NBFCs are large net borrowers of funds from the financial system, with their exposure from the banks being the highest, Das says at a conference organised by FICCI and Indian Banks' Association (IBA) in Mumbai.

"Banks are also one of the key subscribers to the debentures and commercial papers issued by NBFCs. NBFCs also maintain borrowing relationships with multiple banks simultaneously. Needless to state that such concentrated linkages may create a contagion risk," the RBI governor says.

Though the banks are well capitalised, they must constantly evaluate their exposure to NBFCs and the exposure of individual NBFCs to multiple banks, according to Das.

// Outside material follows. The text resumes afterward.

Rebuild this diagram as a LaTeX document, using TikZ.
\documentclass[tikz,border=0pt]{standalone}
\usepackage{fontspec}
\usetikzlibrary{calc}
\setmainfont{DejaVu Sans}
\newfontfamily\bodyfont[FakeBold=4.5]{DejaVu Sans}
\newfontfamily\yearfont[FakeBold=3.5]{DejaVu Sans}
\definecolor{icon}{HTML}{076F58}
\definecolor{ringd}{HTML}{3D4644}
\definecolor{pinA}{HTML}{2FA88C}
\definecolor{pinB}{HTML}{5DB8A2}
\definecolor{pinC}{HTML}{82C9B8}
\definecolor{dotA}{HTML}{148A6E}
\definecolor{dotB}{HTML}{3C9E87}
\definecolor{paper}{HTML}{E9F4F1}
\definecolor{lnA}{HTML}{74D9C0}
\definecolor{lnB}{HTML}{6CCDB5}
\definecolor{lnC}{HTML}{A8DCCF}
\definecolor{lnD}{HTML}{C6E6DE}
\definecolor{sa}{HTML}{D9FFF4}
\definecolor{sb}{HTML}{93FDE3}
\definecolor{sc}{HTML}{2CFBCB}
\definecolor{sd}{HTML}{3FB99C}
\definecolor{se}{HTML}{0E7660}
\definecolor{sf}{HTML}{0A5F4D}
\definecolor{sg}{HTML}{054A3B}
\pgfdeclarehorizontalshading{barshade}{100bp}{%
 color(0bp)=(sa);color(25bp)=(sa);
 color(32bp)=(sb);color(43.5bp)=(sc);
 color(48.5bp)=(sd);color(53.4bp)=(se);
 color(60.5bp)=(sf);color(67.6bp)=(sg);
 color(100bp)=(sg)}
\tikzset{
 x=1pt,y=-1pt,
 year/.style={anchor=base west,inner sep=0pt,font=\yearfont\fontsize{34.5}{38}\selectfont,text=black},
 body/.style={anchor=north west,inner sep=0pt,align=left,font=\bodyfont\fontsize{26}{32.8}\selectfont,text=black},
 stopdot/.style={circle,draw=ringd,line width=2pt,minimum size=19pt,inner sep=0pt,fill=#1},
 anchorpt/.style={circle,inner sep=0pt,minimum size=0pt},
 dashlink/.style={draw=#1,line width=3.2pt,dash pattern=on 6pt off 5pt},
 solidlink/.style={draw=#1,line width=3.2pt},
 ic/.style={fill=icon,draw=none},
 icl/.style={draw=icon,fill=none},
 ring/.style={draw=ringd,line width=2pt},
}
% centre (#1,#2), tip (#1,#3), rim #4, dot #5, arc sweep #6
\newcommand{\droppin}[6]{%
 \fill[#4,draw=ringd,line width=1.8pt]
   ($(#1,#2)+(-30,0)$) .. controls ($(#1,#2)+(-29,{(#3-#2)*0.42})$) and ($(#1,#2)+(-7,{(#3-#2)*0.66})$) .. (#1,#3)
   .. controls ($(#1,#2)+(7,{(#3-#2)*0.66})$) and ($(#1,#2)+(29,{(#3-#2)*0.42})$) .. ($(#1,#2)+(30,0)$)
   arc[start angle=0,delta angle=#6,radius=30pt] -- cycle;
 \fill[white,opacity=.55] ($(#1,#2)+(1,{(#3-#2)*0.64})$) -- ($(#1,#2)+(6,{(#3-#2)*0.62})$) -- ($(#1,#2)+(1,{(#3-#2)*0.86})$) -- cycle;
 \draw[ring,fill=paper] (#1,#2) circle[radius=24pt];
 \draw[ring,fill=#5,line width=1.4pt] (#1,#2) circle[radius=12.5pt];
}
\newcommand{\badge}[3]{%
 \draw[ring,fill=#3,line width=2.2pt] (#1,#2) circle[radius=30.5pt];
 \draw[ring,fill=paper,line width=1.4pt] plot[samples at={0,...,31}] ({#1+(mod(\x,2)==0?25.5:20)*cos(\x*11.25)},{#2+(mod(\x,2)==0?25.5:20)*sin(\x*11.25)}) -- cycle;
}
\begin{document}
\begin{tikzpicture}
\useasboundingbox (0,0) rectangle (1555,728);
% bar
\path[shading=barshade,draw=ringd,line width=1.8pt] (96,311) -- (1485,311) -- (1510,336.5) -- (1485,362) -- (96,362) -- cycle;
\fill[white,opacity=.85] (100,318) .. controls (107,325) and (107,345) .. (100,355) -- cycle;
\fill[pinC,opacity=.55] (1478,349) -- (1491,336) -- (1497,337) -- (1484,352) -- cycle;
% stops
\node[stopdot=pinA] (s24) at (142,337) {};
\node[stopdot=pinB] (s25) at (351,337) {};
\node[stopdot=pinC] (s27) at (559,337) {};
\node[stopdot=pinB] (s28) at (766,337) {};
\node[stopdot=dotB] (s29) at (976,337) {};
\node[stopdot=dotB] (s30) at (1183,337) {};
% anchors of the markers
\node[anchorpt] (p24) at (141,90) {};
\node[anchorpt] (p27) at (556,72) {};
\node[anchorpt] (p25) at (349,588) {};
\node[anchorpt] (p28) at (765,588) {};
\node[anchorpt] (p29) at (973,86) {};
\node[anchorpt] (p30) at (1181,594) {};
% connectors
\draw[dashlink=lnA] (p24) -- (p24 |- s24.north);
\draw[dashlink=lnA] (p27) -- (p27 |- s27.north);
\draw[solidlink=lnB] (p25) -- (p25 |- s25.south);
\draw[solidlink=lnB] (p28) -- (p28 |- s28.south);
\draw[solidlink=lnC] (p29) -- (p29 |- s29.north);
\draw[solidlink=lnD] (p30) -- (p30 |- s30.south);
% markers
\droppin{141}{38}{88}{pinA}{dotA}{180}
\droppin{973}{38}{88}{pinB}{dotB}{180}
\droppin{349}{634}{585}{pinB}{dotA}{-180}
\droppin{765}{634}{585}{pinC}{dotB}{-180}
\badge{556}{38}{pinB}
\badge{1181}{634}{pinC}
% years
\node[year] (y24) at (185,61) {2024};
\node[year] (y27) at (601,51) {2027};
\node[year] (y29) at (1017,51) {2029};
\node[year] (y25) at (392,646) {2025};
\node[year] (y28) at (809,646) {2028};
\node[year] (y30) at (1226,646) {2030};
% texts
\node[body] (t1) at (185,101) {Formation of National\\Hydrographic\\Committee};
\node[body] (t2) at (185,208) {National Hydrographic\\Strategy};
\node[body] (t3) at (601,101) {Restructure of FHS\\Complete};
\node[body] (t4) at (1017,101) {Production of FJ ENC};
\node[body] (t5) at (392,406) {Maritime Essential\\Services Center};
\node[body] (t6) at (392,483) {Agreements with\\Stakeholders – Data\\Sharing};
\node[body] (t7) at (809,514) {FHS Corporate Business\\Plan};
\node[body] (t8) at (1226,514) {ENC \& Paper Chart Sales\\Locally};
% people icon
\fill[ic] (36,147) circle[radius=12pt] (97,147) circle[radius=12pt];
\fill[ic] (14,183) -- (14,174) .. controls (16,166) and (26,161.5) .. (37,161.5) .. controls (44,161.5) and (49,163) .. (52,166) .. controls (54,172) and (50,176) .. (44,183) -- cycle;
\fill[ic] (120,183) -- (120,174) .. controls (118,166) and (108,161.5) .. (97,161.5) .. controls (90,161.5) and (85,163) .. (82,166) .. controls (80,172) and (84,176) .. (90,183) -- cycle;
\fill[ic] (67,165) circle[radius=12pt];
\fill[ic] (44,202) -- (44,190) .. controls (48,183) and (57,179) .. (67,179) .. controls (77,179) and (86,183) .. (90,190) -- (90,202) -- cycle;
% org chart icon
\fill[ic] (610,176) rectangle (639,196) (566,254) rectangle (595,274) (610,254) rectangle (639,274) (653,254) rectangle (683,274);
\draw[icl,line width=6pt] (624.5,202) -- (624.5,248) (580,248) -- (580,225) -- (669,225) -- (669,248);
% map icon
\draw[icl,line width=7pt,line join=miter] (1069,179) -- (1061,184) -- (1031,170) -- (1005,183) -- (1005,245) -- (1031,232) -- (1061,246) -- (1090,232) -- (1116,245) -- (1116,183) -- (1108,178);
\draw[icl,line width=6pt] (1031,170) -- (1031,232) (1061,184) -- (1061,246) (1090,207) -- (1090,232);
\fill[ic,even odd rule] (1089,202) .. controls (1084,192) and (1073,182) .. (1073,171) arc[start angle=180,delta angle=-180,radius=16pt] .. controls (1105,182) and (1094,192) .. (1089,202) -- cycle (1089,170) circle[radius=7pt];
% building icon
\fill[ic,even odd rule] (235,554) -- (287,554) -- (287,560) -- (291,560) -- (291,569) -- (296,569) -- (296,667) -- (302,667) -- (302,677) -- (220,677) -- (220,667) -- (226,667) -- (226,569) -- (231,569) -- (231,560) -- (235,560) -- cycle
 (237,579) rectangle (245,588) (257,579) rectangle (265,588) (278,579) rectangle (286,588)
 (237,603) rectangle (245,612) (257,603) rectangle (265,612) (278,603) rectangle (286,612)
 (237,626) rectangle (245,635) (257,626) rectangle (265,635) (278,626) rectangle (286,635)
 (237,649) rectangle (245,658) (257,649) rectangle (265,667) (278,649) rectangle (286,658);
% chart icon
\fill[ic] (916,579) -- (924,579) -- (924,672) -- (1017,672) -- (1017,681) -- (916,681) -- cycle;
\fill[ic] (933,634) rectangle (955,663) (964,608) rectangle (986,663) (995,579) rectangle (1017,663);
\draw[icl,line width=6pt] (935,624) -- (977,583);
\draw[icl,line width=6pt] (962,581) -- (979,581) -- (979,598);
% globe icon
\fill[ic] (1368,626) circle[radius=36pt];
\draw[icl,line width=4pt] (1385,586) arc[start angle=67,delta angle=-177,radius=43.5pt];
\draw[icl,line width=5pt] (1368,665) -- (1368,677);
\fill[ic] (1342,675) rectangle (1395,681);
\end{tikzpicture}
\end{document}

The NBFCs on their part should focus on broad basing their funding sources and reducing overdependence on bank funding, the RBI governor says.

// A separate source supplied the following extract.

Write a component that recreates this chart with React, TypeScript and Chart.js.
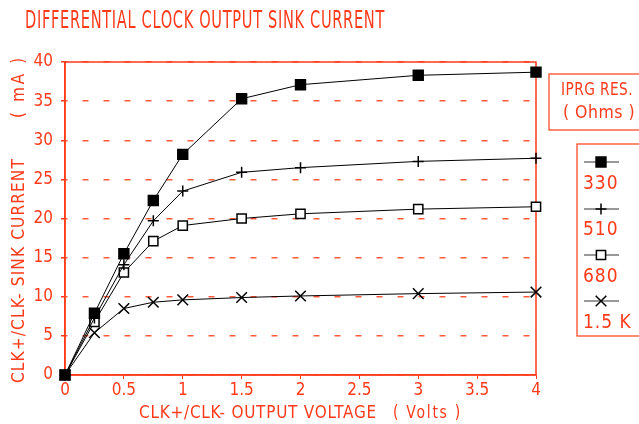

These comments come days after the banking regulator hiked the risk weights of consumer credit exposure of banks and NBFCs by 25 percentage points to 125%. Higher risk weight means that banks and NBFCs will need to set aside extra capital for personal loans.

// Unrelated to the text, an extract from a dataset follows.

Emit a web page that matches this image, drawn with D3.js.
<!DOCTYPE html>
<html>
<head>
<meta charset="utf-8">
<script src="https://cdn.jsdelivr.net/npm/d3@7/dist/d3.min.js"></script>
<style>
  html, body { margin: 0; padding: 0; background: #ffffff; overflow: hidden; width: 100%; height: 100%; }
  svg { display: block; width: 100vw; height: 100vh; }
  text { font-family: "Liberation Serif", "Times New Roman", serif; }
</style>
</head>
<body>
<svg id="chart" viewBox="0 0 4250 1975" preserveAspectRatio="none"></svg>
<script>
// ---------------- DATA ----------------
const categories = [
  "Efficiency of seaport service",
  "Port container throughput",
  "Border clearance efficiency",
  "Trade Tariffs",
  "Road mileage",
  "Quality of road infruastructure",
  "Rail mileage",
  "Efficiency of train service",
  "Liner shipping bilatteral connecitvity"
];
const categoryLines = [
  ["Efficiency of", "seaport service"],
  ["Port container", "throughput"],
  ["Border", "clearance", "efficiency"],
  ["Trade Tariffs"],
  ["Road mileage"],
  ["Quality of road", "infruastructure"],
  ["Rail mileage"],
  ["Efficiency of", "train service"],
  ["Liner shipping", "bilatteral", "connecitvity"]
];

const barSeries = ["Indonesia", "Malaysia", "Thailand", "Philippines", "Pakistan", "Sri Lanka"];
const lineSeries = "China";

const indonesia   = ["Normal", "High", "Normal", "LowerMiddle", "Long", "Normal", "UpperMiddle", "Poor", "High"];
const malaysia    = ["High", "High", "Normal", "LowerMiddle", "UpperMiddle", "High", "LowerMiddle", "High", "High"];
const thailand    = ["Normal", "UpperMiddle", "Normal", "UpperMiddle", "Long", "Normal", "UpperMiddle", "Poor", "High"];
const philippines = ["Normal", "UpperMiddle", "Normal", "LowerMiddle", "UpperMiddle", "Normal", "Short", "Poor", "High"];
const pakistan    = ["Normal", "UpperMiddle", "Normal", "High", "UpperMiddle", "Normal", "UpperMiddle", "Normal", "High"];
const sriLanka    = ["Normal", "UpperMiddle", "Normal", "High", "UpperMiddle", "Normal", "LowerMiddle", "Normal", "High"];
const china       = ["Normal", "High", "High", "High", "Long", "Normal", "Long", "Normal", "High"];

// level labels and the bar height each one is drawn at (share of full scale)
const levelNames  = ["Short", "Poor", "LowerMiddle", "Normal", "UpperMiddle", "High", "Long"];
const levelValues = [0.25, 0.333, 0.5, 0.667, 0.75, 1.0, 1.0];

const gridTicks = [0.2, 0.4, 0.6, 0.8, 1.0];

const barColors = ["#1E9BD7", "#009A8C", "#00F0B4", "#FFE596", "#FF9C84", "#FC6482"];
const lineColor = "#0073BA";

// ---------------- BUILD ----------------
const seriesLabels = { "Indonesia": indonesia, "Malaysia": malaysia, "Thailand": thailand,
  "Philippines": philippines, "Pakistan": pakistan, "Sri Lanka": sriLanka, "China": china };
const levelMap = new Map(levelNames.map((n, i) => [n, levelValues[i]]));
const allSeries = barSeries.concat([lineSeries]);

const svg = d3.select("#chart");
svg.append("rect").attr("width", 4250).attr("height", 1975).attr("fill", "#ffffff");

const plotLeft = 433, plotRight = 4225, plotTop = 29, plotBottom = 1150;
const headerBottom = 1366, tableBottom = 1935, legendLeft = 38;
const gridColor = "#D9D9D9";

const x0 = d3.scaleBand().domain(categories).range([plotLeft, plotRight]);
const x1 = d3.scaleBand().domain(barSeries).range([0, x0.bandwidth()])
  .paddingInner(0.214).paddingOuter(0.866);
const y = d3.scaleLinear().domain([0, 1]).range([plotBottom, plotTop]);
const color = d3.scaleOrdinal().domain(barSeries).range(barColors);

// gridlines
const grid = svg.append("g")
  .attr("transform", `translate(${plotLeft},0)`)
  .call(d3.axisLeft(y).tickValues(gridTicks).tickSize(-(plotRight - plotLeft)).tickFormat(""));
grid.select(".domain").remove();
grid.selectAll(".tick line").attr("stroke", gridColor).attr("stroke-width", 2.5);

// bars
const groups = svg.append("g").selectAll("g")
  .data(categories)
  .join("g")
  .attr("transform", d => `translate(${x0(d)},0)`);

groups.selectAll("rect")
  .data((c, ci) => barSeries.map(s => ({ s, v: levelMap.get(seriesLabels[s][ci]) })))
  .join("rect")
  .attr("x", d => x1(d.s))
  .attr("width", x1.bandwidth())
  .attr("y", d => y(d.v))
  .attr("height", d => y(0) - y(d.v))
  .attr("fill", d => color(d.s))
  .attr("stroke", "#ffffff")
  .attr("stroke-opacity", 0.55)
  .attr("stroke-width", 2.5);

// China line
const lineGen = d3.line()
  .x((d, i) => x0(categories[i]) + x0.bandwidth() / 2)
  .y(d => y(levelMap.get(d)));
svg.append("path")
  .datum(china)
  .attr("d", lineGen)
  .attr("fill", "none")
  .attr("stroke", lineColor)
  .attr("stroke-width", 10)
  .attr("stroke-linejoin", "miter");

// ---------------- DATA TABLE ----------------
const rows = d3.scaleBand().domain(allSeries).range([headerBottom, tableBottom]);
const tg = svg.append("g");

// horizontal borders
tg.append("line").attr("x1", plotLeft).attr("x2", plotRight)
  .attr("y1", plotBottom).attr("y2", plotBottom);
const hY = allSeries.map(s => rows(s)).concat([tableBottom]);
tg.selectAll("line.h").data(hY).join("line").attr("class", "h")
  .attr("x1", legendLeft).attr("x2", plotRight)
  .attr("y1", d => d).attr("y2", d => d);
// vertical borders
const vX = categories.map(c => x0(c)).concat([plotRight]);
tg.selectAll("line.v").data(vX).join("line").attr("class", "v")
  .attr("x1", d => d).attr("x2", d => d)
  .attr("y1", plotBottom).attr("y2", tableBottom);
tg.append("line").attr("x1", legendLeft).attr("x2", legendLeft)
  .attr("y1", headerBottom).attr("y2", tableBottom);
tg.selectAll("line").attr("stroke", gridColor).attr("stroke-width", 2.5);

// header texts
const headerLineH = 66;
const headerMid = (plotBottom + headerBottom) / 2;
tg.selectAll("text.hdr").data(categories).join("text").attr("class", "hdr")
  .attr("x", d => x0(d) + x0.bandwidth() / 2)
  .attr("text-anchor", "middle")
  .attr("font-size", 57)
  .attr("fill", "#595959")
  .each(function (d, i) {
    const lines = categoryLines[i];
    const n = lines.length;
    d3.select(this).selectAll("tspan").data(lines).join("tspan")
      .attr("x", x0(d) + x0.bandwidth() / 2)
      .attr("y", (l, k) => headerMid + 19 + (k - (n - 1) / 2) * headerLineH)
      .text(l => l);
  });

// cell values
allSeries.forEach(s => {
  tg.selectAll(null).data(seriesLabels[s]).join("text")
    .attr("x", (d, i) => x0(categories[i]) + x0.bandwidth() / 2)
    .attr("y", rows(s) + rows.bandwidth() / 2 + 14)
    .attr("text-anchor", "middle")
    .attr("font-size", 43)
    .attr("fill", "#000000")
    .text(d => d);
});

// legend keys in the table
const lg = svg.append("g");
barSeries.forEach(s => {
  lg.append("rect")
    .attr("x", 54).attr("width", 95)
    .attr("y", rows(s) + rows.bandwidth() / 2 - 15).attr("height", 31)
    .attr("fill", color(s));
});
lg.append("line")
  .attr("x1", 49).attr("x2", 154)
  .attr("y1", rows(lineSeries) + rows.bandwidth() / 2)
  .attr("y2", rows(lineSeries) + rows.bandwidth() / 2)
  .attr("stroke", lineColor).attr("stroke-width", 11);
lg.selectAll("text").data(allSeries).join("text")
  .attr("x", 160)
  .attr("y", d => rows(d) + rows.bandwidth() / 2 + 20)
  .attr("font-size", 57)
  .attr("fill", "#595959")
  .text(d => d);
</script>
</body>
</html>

"We have also very recently announced a few macro prudential measures in the overall interest of sustainability. These measures are pre-emptive in nature. They are calibrated and targeted. It may be relevant to note that major growth drivers like loans for housing, vehicles and MSME sector have been excluded from these measures," the RBI governor says.

Das says banks and NBFCs would be well advised to take certain precautionary measures. "While credit growth is accelerating in the current period, banks and NBFCs may take due care to ensure that credit growth at the overall, sectoral and sub-sectoral levels remain sustainable and all forms of exuberance are avoided," he says.

Expansion of the credit portfolio itself and pricing of the same should be in sync with the risks envisaged, Das explains. "Banks and NBFCs also need to further strengthen their asset liability management. They may give greater attention to their liabilities side. In certain cases, we have observed increased reliance on high cost short term bulk deposits while the tenure of the loans, both in retail and corporate loans, is getting elongated," he adds.

"We are living in highly uncertain times in an interconnected world. New risks are emerging from time to time. New sources of risk are also coming up. In such a scenario, building up further on resilience would be the best insurance against shocks and uncertainties," Das says.

Banks, NBFCs and other financial entities must continue to do stress testing of their books, he emphasises. "In fact, there is a strong case for companies in the real sector also to stress test their businesses and balance sheets. Many of them may already be doing so, but it would be desirable that many more also do this," Das says.